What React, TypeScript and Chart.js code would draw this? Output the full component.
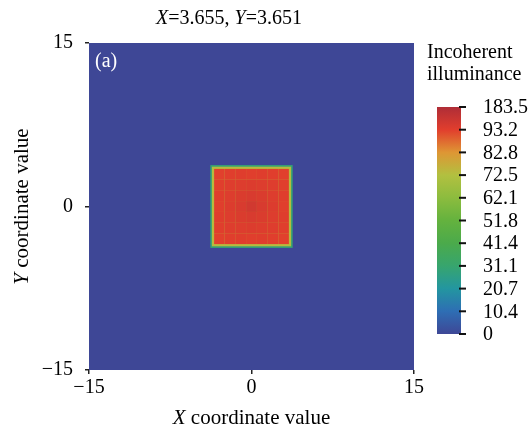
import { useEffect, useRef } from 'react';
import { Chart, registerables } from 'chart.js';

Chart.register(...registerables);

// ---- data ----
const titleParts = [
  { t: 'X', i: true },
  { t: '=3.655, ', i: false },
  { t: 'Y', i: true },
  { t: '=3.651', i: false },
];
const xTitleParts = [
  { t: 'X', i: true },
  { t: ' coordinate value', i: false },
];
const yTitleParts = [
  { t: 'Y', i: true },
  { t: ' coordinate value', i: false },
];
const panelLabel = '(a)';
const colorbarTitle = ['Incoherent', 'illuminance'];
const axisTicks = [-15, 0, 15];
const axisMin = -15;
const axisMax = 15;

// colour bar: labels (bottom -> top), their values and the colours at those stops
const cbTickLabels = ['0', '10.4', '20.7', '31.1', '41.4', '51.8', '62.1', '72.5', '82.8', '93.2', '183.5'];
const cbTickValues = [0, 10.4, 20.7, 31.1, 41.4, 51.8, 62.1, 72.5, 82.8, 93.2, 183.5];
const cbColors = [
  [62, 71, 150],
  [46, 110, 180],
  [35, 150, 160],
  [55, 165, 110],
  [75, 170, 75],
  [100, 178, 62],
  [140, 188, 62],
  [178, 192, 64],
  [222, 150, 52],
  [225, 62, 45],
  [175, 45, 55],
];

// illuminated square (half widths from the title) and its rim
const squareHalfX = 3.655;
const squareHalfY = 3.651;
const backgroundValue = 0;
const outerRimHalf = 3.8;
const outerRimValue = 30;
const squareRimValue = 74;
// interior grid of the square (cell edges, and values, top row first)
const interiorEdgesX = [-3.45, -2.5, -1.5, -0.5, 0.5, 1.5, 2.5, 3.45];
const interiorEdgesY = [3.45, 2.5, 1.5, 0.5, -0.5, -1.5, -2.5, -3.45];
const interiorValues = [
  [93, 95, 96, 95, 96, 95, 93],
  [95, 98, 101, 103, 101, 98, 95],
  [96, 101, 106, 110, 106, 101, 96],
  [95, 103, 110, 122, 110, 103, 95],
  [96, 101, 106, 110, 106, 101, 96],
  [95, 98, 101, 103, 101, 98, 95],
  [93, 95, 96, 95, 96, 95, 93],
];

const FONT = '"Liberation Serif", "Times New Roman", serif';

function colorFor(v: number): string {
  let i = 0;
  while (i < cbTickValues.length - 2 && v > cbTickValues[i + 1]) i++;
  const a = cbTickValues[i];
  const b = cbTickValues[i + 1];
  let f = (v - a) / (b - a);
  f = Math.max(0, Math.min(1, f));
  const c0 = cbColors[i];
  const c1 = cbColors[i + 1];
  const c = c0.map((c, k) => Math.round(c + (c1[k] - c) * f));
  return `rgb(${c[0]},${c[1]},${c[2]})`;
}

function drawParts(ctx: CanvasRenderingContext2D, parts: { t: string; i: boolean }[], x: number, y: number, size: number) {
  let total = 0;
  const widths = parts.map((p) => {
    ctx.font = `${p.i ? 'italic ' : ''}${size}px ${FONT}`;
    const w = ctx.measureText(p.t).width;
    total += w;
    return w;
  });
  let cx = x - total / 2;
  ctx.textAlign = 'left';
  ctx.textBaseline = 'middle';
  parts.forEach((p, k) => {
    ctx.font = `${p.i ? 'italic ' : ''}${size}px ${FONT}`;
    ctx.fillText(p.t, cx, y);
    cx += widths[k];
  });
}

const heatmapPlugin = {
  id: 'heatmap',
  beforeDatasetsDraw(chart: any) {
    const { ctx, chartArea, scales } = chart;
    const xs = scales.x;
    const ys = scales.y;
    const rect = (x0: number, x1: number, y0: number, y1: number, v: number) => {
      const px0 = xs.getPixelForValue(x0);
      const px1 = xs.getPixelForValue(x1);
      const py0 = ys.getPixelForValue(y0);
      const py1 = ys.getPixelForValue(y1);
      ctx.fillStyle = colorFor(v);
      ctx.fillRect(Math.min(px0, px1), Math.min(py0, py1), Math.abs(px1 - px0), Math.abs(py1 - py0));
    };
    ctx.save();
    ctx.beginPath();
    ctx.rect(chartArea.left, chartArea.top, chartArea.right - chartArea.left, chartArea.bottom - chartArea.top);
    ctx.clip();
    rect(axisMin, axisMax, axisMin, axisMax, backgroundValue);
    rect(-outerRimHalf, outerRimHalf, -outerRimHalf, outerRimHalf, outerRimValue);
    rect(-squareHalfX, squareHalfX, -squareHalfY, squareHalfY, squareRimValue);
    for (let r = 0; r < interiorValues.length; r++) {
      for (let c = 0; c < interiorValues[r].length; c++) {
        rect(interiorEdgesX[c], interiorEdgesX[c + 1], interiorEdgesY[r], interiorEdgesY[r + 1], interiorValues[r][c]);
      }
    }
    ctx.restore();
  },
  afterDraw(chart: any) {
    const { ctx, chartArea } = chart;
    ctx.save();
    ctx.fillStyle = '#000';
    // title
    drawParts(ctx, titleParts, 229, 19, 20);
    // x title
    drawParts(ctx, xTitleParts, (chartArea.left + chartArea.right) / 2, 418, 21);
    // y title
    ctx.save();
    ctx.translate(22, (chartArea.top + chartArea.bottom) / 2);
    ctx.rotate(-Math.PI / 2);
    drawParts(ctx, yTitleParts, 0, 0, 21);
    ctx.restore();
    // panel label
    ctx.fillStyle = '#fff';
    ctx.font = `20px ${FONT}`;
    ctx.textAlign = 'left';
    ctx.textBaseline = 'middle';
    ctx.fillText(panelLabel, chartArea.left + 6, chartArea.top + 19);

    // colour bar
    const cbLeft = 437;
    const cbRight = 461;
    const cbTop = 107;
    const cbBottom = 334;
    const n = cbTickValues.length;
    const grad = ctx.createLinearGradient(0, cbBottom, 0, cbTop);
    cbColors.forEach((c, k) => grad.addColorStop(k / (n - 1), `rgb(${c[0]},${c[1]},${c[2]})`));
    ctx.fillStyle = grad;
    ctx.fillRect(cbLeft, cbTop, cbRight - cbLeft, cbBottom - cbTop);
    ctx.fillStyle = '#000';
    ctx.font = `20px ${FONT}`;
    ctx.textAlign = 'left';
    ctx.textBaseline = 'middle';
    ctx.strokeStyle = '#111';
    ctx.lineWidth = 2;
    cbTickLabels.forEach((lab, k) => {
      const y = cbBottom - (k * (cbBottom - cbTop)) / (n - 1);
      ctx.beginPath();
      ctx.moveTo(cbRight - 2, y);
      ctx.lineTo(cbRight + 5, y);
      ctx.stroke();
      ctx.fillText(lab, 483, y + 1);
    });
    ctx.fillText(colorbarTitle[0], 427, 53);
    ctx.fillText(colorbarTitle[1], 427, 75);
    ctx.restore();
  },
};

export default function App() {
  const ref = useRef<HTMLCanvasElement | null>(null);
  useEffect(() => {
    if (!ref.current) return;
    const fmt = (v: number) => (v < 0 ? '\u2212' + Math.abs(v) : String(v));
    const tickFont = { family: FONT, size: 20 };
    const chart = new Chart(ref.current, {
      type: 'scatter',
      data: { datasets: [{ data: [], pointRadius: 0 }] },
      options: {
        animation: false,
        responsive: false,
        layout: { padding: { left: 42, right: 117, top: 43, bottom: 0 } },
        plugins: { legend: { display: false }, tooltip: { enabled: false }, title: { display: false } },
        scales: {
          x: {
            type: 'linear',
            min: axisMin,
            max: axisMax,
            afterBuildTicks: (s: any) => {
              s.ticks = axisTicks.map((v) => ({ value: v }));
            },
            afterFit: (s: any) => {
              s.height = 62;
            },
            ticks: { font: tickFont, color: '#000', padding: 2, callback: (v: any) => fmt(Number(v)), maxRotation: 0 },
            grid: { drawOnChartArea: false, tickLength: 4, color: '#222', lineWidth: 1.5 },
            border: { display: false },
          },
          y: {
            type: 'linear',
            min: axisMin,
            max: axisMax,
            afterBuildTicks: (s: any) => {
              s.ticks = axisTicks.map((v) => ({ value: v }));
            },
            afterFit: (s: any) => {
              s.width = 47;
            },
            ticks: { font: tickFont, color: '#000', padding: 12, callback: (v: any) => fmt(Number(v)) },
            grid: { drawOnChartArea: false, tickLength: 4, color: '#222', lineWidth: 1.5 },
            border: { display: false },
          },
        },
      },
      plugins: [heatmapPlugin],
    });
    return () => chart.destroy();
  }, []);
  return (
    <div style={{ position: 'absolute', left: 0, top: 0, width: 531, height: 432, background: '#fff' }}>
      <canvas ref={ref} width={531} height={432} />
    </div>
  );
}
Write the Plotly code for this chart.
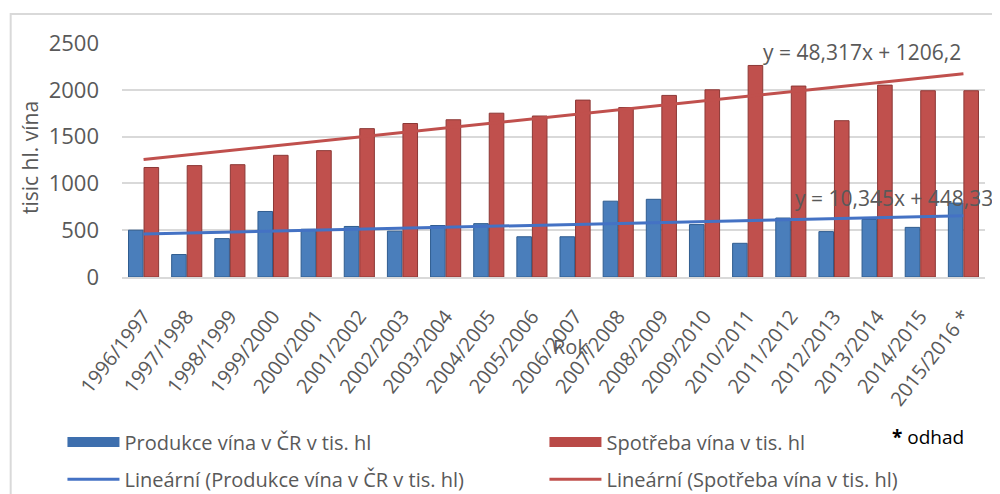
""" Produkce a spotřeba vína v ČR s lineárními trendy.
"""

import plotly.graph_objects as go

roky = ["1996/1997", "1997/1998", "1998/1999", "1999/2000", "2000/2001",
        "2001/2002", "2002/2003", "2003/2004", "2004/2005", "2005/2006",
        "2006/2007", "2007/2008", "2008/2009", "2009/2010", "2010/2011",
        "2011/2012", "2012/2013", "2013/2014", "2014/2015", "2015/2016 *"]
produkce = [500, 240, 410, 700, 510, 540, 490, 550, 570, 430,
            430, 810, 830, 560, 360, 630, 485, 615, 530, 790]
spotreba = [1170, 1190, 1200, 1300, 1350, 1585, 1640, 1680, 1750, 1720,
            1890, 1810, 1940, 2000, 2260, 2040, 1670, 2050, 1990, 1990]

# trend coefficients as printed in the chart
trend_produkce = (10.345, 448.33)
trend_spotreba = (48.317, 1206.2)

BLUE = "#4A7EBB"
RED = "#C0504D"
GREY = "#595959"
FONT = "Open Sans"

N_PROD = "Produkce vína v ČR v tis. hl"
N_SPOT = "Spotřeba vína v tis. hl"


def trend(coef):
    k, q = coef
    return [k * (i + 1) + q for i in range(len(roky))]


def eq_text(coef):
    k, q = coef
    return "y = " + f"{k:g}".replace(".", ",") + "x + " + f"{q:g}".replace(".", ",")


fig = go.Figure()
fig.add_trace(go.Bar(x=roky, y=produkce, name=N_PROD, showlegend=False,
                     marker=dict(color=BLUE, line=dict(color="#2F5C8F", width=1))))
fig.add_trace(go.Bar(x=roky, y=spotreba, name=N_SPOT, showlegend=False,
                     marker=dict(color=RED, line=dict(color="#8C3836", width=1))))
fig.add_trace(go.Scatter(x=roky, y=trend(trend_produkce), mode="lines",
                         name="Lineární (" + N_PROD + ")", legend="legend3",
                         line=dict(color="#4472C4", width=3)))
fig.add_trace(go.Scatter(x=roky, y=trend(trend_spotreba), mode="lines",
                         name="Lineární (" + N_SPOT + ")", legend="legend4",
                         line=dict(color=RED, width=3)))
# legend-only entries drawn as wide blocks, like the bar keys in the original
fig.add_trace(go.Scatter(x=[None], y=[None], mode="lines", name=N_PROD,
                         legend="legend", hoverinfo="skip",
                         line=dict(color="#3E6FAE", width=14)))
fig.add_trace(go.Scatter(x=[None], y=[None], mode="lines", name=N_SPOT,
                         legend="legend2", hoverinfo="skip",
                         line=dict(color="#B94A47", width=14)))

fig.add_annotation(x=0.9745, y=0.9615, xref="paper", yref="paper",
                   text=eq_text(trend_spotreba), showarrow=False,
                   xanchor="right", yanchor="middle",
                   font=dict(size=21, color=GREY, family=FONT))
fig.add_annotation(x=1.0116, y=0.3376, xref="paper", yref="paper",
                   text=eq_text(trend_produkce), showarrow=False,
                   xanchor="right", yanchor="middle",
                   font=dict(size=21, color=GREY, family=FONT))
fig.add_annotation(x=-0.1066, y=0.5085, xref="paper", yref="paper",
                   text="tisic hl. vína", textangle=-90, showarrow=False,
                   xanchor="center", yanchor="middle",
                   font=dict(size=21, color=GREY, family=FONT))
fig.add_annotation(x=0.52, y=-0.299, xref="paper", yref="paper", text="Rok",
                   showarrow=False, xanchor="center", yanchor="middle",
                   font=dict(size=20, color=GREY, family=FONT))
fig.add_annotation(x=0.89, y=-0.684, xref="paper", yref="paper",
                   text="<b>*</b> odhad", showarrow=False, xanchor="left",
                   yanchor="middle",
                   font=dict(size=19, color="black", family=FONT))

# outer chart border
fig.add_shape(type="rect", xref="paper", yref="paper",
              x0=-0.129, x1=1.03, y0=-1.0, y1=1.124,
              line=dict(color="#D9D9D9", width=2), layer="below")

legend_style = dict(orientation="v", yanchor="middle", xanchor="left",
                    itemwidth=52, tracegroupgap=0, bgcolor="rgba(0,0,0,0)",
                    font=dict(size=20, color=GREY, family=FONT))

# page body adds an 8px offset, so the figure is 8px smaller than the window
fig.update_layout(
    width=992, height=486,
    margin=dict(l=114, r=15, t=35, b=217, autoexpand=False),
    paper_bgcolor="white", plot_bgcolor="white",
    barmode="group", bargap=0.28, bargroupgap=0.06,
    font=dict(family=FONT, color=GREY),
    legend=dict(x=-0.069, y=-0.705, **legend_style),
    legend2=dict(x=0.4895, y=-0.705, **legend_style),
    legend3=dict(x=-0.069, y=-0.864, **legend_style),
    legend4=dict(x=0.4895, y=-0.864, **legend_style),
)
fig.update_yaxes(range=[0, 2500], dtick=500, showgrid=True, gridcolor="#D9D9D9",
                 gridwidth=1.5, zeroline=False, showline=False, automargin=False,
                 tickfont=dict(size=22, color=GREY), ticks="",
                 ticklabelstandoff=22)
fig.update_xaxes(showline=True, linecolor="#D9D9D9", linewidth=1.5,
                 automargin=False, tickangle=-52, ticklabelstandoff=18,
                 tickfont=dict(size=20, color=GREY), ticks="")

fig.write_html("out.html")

#### WORK TO BE COMPLETED:
Repeat only the lines between the top of the entries above and the line containing "const axisMax = 15;", both ends included, without the pictures.

#### COMPLETE ANSWER:
What React, TypeScript and Chart.js code would draw this? Output the full component.
import { useEffect, useRef } from 'react';
import { Chart, registerables } from 'chart.js';

Chart.register(...registerables);

// ---- data ----
const titleParts = [
  { t: 'X', i: true },
  { t: '=3.655, ', i: false },
  { t: 'Y', i: true },
  { t: '=3.651', i: false },
];
const xTitleParts = [
  { t: 'X', i: true },
  { t: ' coordinate value', i: false },
];
const yTitleParts = [
  { t: 'Y', i: true },
  { t: ' coordinate value', i: false },
];
const panelLabel = '(a)';
const colorbarTitle = ['Incoherent', 'illuminance'];
const axisTicks = [-15, 0, 15];
const axisMin = -15;
const axisMax = 15;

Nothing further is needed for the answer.